Estabas solo cuando el silencio negro.

Solo con ella cuando el silencio de afilado cristal

fue definitivo, agrio segundo, hueco

de eterna duración.

Solo con el tiempo desguazado

en la casa que no fue nunca suya ni de nadie.

 

Hay días que se sueñan y temen, días

que no  florecen,

en los que el aire, y la ciudad, y el agua,

se llenan de silencios y de niebla,

te saben a infancias ya prescritas y a bufandas de lana,

a mantas que no sirven, a días casi inmóviles

de pócimas inútiles: como aquel de febrero

de la orfandad completa y de la madre rota

de mil novecientos

noventa y ocho. 

 

 

CAMPOS DE TRABAJO. LAS HUELLAS.

(SIERRA NORTE DE MADRID)

 

A veces, en tierra conocida, al otro lado

de las cumbres que acogen tus veranos,

asoman monumentos

que cantan al silencio de los rotos. Involuntarios muros

de arenisca o ladrillo donde llora el recuerdo.

                                                                         Se alzan,

roídos por lluvia y vendavales, junto a pueblos

que enmudeció el terror. Sin tumbas ni lápidas, sólo

el silencio invernal o el chirrido

del grillo del verano contra el aire viciado

por la asustada memoria de los muertos

y de los encarcelados. Sin osamentas

ni cadáveres, sin placas que indiquen

el lugar de la noche,

en el aire se respira el temblor

de quienes vivieron poco y sufrieron lo indecible

junto a los muros de la desvergüenza. 

 

La arquitectura muerta, las ruinas.

Los barracones, la greda o el granito

viejo. El musgo de la noche, el llanto ahogado

de los solos, la cal de la memoria

manchando el siglo xxi, la más pura mirada

de los adolescentes que acuden los domingos

a beberse en la tarde los amores ocultos

detrás de los endrinos que acogieron dolor.

 

Los vencejos que anidan

en los rotos, las cornejas que acechan

en el pueblo que olvida y teme todavía,

tantos años después,

la ley de la venganza

universal, la que enmudece y lastra

al derrotado, la que extiende, como una alfombra negra,

la humillación, la trampa

que conduce al reverso y es abismo

todavía.

 

 

Hoy te miro y te sueño

de piel acariciable y medias negras,

de puta primeriza y sexo ineducado,

de habitación pequeña y colcha sin embozo,

de agridulce sonrisa y noche triste.

 

Tal vez porque el recuerdo pinte

a un mujer muy joven, esculpida

con la voz quebradiza junto a mesas ocultas

de perdidos cafés frente a innombrados parques

cercados por el ocre en la puerta de octubre,

te sueño de esa guisa y me estremezco

al oír tu pasado: la madera

del banco donde, a veces, nos hablaba

la soledad. La noticia del agua acariciando

puertos que te acogieron mientras leías

relatos de Cortázar o confusos informes

prescribiendo utopías y huelgas generales, la barraca

muriéndose en la tarde de un diciembre de hielo

mientras yo disparaba a inseguros muñecos

en un carrusel de invierno, justo al borde

de la ciudad que despertaba

de la más larga noche.

 

Pero hoy te miro. Los años

no te desdibujan ni te vencen.

Te han llenado de vida y de señales.

hablan de mí también, de nuestra historia

de perezas y dudas, de fiebres y de olvido,

de entregas algo fútiles

mas siempre generosas, casi ciegas

de juventud incandescente.

 

NOTAS

(1) Fugitiva ciudad, Premio Internacional Miguel Hernández-Comunidad Valenciana. Poesía Hiperión, 2012.
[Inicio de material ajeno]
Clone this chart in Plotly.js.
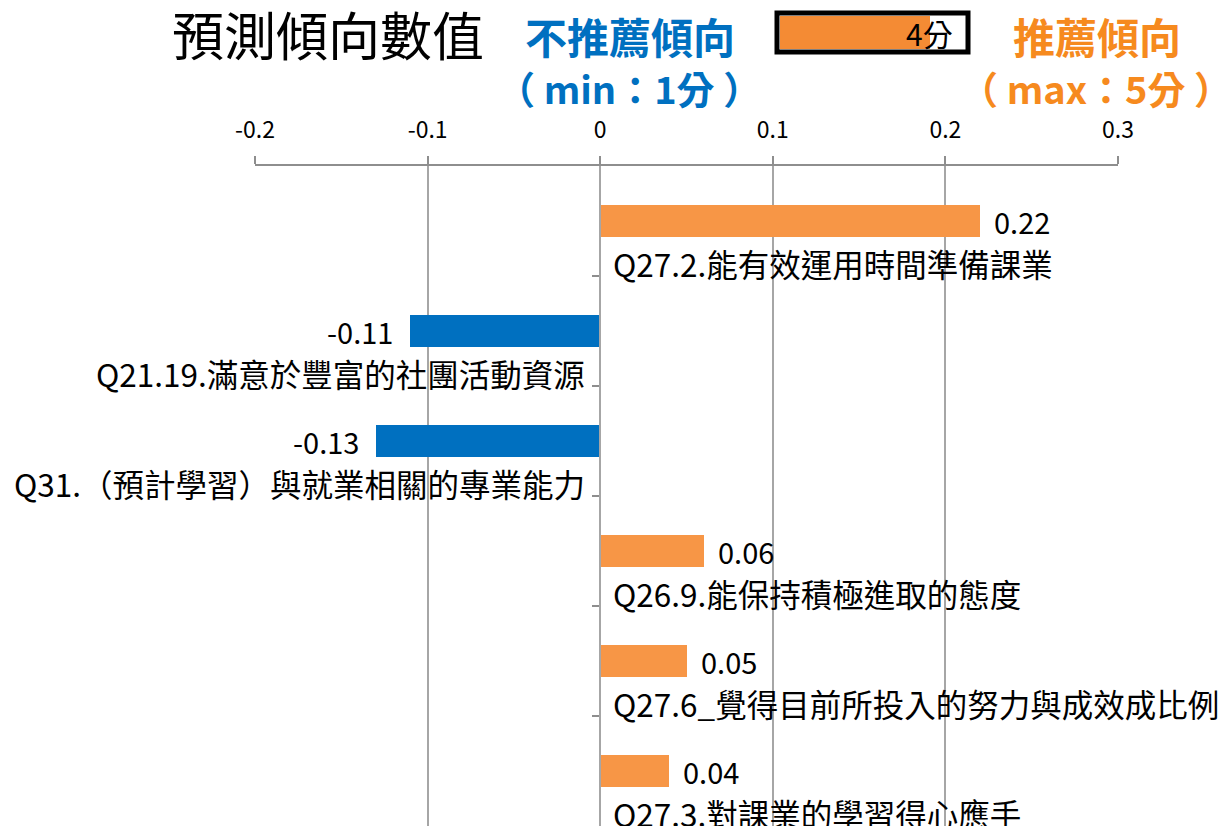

(2) Manuel Rico (Madrid, 1952) es autor entre otras obras de los libros de poemas La densidad de los espejos (Premio Juan Ramón Jiménez 1997), Donde nunca hubo ángeles (Visor 2003) y De viejas estaciones invernales (Igitur, 2006) y protagoniza la Antología publicada por Hiperión Monólogo del entreacto, 100 poemas (2007). Sus últimas novelas se titulan Trenes en la niebla (Espasa 2005) y Verano (Alianza 2008), esta última galardonada con el premio Ramón Gómez de la Serna 2009. También Es autor del único ensayo publicado sobre la totalidad de la obra de Manuel Vázquez Montalbán, Memoria deseo y compasión (Mondadori, 2001), y del libro de viajes Por la Sierra del Agua (Gadir, 2007). Dirige la colección de poesía de Bartleby Editores.